Individuals Barred from Promoting CRAT Tax Shelter Scheme - Thomson Reuters Tax & Accounting:

A federal district court in Missouri has barred several individuals and Hoffman Associates, LLC, from promoting, selling, or marketing a tax shelter scheme involving the use of charitable remainder annuity trusts (CRAT). According to court records, the defendants falsely claimed that, by using their CRAT scheme, taxpayers could sell property and avoid paying federal income tax on any gain generated by the sale. 


The promoters recruited participants to their scheme by advertising in local newspapers, using online platforms and the Hoffman Associates website. Once a participant signed on to the scheme, the promoters created a CRAT. The participant then contributed property (usually appreciated real property) to the CRAT. After the property transfer, the promoters would sell the property and use most of the proceeds to purchase an annuity for the participant. Finally, the promoters falsely reported the annuity payments received by the participant as a tax-free distribution from the CRAT. As a result, neither the CRAT nor the participant pay tax on any gain from the sale of the contributed property.

This scheme made the IRS "dirty dozen" scam list. 

Link: Injunction order.


Ottumwa Man and Woman Convicted for Filing Hundreds of False Tax Returns and Fraudulently Obtaining Unemployment Insurance Benefits Payments - US Department of Justice (defendant names omitted):

According to court documents and evidence presented at Mi’s four-day trial, Defendants ran a fraudulent tax-preparation business out of their family’s Ottumwa home. In exchange for a cash fee, Defendants prepared and filed their customers’ tax returns. Defendants primarily catered to immigrants and refugees who worked at meat-packing facilities in Iowa and who had little or no ability to read, write, or speak English.

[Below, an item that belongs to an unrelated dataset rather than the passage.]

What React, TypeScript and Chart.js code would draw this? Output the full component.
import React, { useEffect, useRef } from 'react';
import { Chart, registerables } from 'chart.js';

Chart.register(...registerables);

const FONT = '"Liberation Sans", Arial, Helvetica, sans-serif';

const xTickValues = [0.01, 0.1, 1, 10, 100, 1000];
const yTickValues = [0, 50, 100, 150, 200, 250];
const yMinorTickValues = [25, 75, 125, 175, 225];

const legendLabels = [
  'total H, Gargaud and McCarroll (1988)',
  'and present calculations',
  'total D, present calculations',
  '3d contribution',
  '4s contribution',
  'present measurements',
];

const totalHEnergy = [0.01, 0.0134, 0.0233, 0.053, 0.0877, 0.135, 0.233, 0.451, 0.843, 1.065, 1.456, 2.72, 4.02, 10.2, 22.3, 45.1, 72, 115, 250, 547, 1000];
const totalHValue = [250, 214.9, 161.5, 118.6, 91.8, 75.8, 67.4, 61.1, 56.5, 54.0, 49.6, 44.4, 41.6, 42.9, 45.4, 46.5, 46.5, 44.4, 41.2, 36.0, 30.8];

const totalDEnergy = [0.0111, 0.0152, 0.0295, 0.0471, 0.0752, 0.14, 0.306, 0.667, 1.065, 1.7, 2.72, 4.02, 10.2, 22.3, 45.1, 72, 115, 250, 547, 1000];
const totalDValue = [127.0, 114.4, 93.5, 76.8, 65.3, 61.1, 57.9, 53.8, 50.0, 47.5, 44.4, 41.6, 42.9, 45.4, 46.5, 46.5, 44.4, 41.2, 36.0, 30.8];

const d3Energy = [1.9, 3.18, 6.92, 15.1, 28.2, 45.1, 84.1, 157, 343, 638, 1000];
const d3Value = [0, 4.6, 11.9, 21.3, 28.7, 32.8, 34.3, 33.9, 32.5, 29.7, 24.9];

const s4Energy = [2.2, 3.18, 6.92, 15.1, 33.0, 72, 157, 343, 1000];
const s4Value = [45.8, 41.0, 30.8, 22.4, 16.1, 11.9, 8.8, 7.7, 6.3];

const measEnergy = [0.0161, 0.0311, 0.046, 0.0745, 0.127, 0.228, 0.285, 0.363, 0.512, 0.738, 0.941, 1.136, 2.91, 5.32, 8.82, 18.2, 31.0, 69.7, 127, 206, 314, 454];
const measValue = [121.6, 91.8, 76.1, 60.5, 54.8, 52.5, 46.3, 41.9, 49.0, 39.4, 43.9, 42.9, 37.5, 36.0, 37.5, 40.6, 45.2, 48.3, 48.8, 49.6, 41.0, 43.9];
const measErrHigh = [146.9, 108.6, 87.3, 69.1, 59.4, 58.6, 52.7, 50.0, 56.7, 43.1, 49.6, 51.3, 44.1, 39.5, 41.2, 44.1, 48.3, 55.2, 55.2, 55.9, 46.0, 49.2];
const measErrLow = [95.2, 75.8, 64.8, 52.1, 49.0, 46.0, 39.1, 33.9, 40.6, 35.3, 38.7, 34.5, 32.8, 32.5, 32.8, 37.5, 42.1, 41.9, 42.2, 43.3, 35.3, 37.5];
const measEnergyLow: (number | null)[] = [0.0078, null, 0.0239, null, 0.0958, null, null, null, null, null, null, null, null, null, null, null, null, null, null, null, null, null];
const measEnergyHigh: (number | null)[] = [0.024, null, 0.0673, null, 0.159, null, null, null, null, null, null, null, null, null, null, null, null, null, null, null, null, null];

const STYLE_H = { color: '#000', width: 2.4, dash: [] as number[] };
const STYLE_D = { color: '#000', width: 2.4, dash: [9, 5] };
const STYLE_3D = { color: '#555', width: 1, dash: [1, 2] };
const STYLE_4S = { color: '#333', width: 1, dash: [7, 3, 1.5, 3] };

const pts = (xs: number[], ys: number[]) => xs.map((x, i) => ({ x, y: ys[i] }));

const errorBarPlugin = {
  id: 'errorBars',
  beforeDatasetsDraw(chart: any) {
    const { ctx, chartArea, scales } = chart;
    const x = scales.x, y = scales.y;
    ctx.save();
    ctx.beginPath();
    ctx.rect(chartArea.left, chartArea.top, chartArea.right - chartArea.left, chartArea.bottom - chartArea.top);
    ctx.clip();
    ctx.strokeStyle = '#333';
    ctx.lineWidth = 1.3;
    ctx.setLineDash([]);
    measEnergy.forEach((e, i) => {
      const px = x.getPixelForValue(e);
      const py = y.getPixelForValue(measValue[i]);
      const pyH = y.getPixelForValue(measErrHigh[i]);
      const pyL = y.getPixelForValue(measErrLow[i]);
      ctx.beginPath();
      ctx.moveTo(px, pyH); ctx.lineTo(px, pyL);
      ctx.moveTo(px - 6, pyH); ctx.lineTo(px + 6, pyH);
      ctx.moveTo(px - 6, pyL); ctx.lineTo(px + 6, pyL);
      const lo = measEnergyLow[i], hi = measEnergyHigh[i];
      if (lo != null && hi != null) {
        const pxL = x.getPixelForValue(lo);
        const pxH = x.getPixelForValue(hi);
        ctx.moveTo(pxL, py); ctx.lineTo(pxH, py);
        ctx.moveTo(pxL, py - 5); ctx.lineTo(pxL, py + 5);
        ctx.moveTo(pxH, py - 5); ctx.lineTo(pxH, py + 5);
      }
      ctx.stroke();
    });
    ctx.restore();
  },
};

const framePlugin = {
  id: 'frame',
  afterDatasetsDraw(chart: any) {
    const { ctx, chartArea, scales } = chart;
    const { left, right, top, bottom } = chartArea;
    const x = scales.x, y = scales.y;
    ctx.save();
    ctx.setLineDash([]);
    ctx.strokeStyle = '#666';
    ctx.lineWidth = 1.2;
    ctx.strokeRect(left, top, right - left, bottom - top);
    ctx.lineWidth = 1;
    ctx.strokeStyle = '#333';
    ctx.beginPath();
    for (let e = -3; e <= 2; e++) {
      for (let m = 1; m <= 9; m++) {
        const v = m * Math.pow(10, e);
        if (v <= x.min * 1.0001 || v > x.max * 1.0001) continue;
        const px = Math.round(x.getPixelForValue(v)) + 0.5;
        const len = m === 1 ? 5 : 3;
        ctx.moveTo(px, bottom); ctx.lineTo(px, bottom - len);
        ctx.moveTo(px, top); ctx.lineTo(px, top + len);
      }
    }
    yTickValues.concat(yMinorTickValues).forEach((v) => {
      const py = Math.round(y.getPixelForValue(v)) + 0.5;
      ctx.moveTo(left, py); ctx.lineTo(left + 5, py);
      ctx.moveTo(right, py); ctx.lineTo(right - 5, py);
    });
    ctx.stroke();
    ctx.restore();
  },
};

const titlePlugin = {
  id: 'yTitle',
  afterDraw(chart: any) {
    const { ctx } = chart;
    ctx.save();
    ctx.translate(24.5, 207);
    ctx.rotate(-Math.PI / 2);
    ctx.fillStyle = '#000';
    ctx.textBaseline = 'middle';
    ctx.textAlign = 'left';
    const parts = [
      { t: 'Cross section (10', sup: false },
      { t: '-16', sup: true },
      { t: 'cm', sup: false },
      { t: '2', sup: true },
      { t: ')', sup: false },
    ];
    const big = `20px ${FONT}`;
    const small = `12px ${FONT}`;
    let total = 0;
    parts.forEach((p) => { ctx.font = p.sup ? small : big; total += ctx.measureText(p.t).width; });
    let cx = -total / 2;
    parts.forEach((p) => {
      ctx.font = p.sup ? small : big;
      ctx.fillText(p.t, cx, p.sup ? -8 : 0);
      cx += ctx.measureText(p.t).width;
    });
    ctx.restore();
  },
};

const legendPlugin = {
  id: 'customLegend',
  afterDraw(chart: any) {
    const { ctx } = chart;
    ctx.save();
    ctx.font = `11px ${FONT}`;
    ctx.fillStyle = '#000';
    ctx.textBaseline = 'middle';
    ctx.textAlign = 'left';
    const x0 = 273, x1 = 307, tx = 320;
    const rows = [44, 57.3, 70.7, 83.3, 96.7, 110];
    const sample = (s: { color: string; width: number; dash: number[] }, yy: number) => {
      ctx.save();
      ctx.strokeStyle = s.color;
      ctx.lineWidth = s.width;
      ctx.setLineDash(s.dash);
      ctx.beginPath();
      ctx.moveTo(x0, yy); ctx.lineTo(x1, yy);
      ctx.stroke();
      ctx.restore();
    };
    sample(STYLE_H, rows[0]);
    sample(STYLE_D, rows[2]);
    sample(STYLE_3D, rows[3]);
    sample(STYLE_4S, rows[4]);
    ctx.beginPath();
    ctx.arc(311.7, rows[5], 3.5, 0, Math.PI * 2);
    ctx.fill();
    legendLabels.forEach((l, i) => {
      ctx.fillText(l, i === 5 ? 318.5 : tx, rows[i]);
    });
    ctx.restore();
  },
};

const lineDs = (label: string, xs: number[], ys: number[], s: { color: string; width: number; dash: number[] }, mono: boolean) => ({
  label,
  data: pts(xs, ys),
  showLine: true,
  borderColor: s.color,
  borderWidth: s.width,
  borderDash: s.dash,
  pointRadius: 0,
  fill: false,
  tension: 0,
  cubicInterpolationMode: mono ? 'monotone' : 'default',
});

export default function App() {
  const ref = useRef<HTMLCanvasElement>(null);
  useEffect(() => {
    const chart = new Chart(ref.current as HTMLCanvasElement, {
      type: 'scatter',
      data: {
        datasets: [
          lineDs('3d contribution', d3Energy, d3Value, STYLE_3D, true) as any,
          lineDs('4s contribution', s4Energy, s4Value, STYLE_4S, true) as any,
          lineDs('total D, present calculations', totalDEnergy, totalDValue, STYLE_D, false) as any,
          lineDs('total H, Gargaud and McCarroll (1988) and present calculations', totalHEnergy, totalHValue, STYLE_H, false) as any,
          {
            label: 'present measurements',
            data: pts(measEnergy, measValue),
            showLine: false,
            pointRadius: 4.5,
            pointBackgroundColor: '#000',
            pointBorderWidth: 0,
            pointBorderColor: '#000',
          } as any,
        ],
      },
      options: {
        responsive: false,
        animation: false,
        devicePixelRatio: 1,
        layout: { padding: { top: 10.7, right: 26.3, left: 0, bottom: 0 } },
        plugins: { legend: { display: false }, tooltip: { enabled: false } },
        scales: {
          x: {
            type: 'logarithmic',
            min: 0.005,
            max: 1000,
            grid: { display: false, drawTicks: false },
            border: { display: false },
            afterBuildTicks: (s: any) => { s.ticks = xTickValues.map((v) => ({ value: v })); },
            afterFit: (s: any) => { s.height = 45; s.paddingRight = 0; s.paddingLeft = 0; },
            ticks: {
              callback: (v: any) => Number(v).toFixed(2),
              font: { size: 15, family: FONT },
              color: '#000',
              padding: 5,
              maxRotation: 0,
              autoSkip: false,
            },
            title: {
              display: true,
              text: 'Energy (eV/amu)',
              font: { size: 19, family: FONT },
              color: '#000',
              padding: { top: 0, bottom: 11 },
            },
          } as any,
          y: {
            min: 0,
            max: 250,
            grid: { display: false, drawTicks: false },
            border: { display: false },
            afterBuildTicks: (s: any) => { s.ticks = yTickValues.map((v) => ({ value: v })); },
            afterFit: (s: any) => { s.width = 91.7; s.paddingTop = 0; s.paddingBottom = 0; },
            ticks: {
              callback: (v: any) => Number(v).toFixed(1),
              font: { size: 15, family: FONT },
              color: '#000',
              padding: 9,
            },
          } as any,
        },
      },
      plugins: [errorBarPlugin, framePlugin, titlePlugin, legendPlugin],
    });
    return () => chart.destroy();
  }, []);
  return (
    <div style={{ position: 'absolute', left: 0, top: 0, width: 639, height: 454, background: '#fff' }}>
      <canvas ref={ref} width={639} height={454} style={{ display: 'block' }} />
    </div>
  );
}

Without their customers’ knowledge or approval, Defendants included on their customers’ federal tax returns, schedules, and forms, fraudulent items, such as false claims for residential energy credits, business-expense deductions, or moving-expense deductions for members of the United States Armed Forces. The effect of Defendants including fraudulent items on the tax documents was to increase the refunds their clients received and increase Defendants’ customer base. In all, from 2018 to 2022, Defendants caused over 1600 tax returns to be filed from their Ottumwa residence. The fraudulent tax returns claimed over $3.5 million in residential energy credits.

From 2018 to 2022, Defendants received approximately over $200,000 in cash fees from their customers. In addition, on their customers’ returns, Defendants sometimes directed portions of the fraudulent refunds be sent to financial institution accounts accessible to Defendants.

The tax law can seem like a foreign language to many native English speakers. Imagine having to deal with it without being fluent in English. It's not surprising that tax scammers prey on immigrants. 


We all have our ups and downs. It's National Yo-Yo Day!